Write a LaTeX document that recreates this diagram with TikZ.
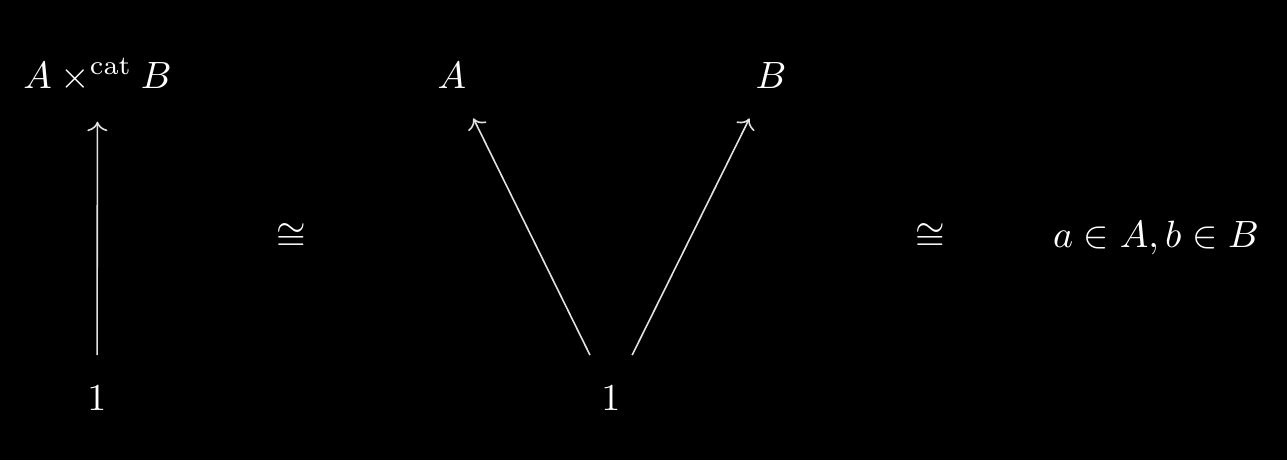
\documentclass[tikz,border=0pt]{standalone}
\usetikzlibrary{arrows.meta}
\definecolor{linegray}{RGB}{225,225,225}
\begin{document}
\begin{tikzpicture}[x=0.263pt,y=-0.263pt,
  obj/.style={text=white,inner sep=7.8pt,anchor=base},
  rel/.style={text=white,inner sep=0pt},
  mor/.style={draw=linegray,line width=0.42pt,-{Computer Modern Rightarrow[]}}]
\fill[black] (0,0) rectangle (1287,460);
\useasboundingbox (0,0) rectangle (1287,460);
\node[obj] (prod) at (97.5,88) {$A \times^{\mathrm{cat}} B$};
\node[obj] (one1) at (97,410) {$1$};
\node[rel] (iso1) at (291,237) {$\cong$};
\node[obj] (A) at (452,88) {$A$};
\node[obj] (B) at (771,88) {$B$};
\node[obj] (one2) at (611,410) {$1$};
\node[rel] (iso2) at (930,237) {$\cong$};
\node[obj] (el) at (1156,247) {$a \in A, b \in B$};
\draw[mor] (one1) -- (prod);
\draw[mor] (one2) -- (A);
\draw[mor] (one2) -- (B);
\end{tikzpicture}
\end{document}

▶ [TASK TO COMPLETE]: Without the pictures, retype the whole of the material above exactly.

▶ [SOLUTION FOR THIS EXERCISE]:
Write a LaTeX document that recreates this diagram with TikZ.
\documentclass[tikz,border=0pt]{standalone}
\usetikzlibrary{arrows.meta}
\definecolor{linegray}{RGB}{225,225,225}
\begin{document}
\begin{tikzpicture}[x=0.263pt,y=-0.263pt,
  obj/.style={text=white,inner sep=7.8pt,anchor=base},
  rel/.style={text=white,inner sep=0pt},
  mor/.style={draw=linegray,line width=0.42pt,-{Computer Modern Rightarrow[]}}]
\fill[black] (0,0) rectangle (1287,460);
\useasboundingbox (0,0) rectangle (1287,460);
\node[obj] (prod) at (97.5,88) {$A \times^{\mathrm{cat}} B$};
\node[obj] (one1) at (97,410) {$1$};
\node[rel] (iso1) at (291,237) {$\cong$};
\node[obj] (A) at (452,88) {$A$};
\node[obj] (B) at (771,88) {$B$};
\node[obj] (one2) at (611,410) {$1$};
\node[rel] (iso2) at (930,237) {$\cong$};
\node[obj] (el) at (1156,247) {$a \in A, b \in B$};
\draw[mor] (one1) -- (prod);
\draw[mor] (one2) -- (A);
\draw[mor] (one2) -- (B);
\end{tikzpicture}
\end{document}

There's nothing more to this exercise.